↓↓↓
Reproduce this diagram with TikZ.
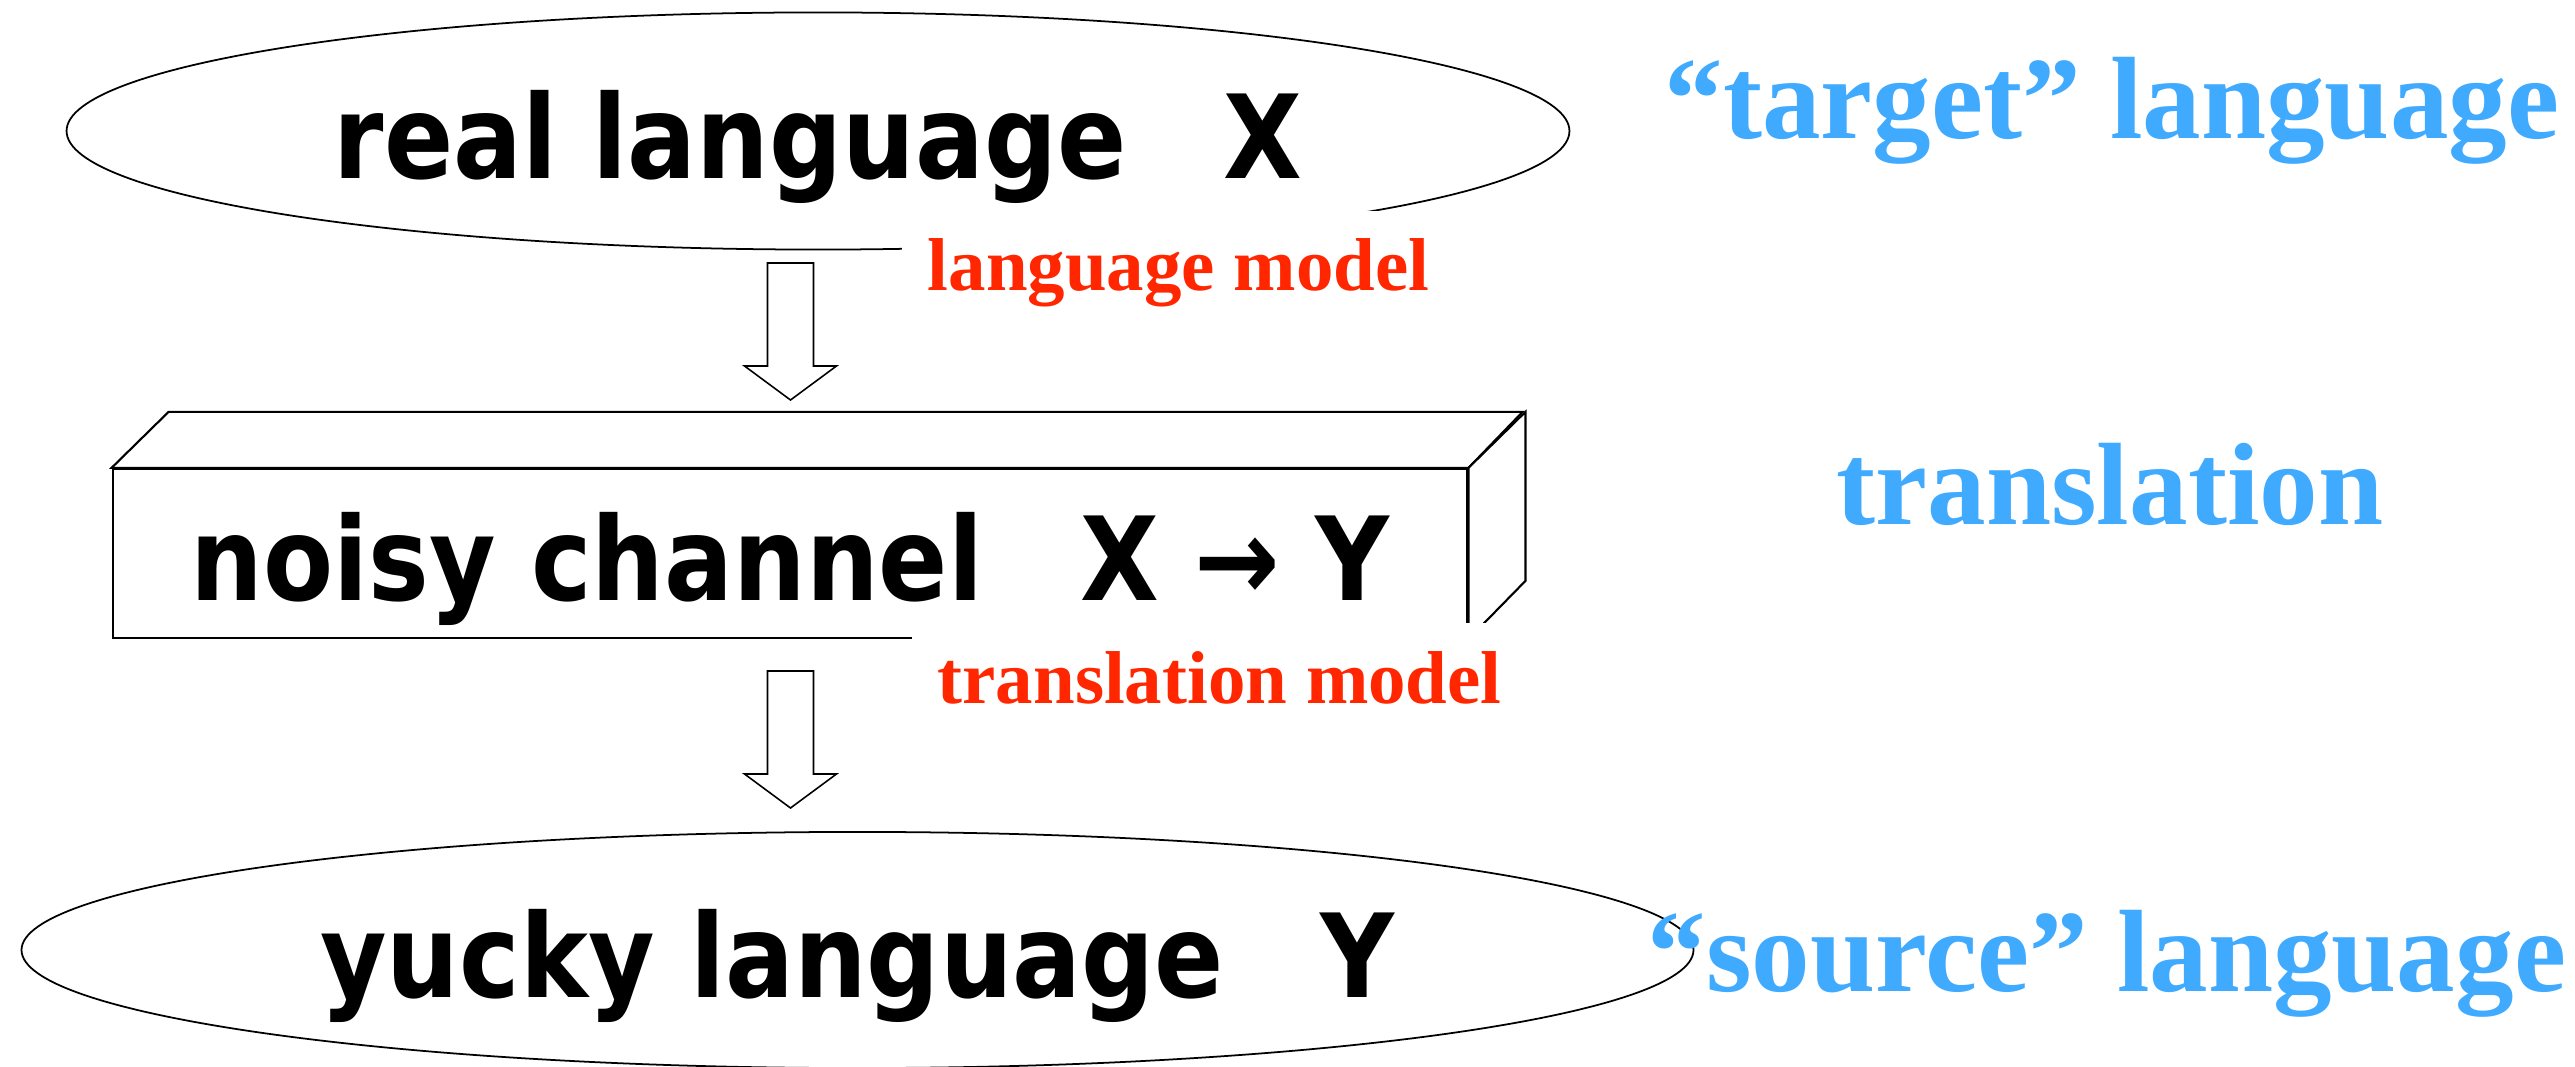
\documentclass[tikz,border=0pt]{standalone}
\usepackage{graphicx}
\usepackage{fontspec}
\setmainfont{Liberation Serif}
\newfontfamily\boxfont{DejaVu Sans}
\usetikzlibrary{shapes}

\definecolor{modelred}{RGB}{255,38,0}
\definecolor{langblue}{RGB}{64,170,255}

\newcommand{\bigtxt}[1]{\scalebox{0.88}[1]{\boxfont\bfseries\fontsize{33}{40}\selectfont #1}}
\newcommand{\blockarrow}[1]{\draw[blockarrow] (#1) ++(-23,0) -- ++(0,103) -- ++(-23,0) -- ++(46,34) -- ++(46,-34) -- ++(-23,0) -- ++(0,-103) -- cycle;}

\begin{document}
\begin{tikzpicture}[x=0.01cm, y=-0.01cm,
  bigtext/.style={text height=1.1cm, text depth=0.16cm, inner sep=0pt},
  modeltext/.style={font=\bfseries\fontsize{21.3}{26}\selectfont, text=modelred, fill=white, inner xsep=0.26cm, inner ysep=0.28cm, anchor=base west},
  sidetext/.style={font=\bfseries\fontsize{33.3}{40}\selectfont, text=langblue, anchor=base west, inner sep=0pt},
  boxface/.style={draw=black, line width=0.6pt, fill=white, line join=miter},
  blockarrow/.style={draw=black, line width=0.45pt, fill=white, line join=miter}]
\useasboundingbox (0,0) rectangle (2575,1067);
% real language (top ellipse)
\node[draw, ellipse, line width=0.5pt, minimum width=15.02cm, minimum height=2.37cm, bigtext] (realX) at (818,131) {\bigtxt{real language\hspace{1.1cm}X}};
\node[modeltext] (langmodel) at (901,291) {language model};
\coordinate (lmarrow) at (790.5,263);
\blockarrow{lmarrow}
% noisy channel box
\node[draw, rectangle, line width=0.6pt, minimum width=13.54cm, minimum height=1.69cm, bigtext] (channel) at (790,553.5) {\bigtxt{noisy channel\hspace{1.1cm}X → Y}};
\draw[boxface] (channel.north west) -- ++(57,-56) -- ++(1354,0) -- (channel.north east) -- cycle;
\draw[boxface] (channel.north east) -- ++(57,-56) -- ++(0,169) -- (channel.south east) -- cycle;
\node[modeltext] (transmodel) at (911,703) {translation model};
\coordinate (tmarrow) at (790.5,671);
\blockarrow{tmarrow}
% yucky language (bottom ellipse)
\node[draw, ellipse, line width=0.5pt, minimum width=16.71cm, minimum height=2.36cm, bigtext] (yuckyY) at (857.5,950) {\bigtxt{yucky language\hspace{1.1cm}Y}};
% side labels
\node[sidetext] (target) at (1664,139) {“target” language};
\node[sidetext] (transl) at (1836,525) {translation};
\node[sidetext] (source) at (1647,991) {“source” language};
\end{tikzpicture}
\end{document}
↑↑↑
**Stated problem**
Copy every line of the data word for word, omitting the images.

**Task answer**
Reproduce this diagram with TikZ.
\documentclass[tikz,border=0pt]{standalone}
\usepackage{graphicx}
\usepackage{fontspec}
\setmainfont{Liberation Serif}
\newfontfamily\boxfont{DejaVu Sans}
\usetikzlibrary{shapes}

\definecolor{modelred}{RGB}{255,38,0}
\definecolor{langblue}{RGB}{64,170,255}

\newcommand{\bigtxt}[1]{\scalebox{0.88}[1]{\boxfont\bfseries\fontsize{33}{40}\selectfont #1}}
\newcommand{\blockarrow}[1]{\draw[blockarrow] (#1) ++(-23,0) -- ++(0,103) -- ++(-23,0) -- ++(46,34) -- ++(46,-34) -- ++(-23,0) -- ++(0,-103) -- cycle;}

\begin{document}
\begin{tikzpicture}[x=0.01cm, y=-0.01cm,
  bigtext/.style={text height=1.1cm, text depth=0.16cm, inner sep=0pt},
  modeltext/.style={font=\bfseries\fontsize{21.3}{26}\selectfont, text=modelred, fill=white, inner xsep=0.26cm, inner ysep=0.28cm, anchor=base west},
  sidetext/.style={font=\bfseries\fontsize{33.3}{40}\selectfont, text=langblue, anchor=base west, inner sep=0pt},
  boxface/.style={draw=black, line width=0.6pt, fill=white, line join=miter},
  blockarrow/.style={draw=black, line width=0.45pt, fill=white, line join=miter}]
\useasboundingbox (0,0) rectangle (2575,1067);
% real language (top ellipse)
\node[draw, ellipse, line width=0.5pt, minimum width=15.02cm, minimum height=2.37cm, bigtext] (realX) at (818,131) {\bigtxt{real language\hspace{1.1cm}X}};
\node[modeltext] (langmodel) at (901,291) {language model};
\coordinate (lmarrow) at (790.5,263);
\blockarrow{lmarrow}
% noisy channel box
\node[draw, rectangle, line width=0.6pt, minimum width=13.54cm, minimum height=1.69cm, bigtext] (channel) at (790,553.5) {\bigtxt{noisy channel\hspace{1.1cm}X → Y}};
\draw[boxface] (channel.north west) -- ++(57,-56) -- ++(1354,0) -- (channel.north east) -- cycle;
\draw[boxface] (channel.north east) -- ++(57,-56) -- ++(0,169) -- (channel.south east) -- cycle;
\node[modeltext] (transmodel) at (911,703) {translation model};
\coordinate (tmarrow) at (790.5,671);
\blockarrow{tmarrow}
% yucky language (bottom ellipse)
\node[draw, ellipse, line width=0.5pt, minimum width=16.71cm, minimum height=2.36cm, bigtext] (yuckyY) at (857.5,950) {\bigtxt{yucky language\hspace{1.1cm}Y}};
% side labels
\node[sidetext] (target) at (1664,139) {“target” language};
\node[sidetext] (transl) at (1836,525) {translation};
\node[sidetext] (source) at (1647,991) {“source” language};
\end{tikzpicture}
\end{document}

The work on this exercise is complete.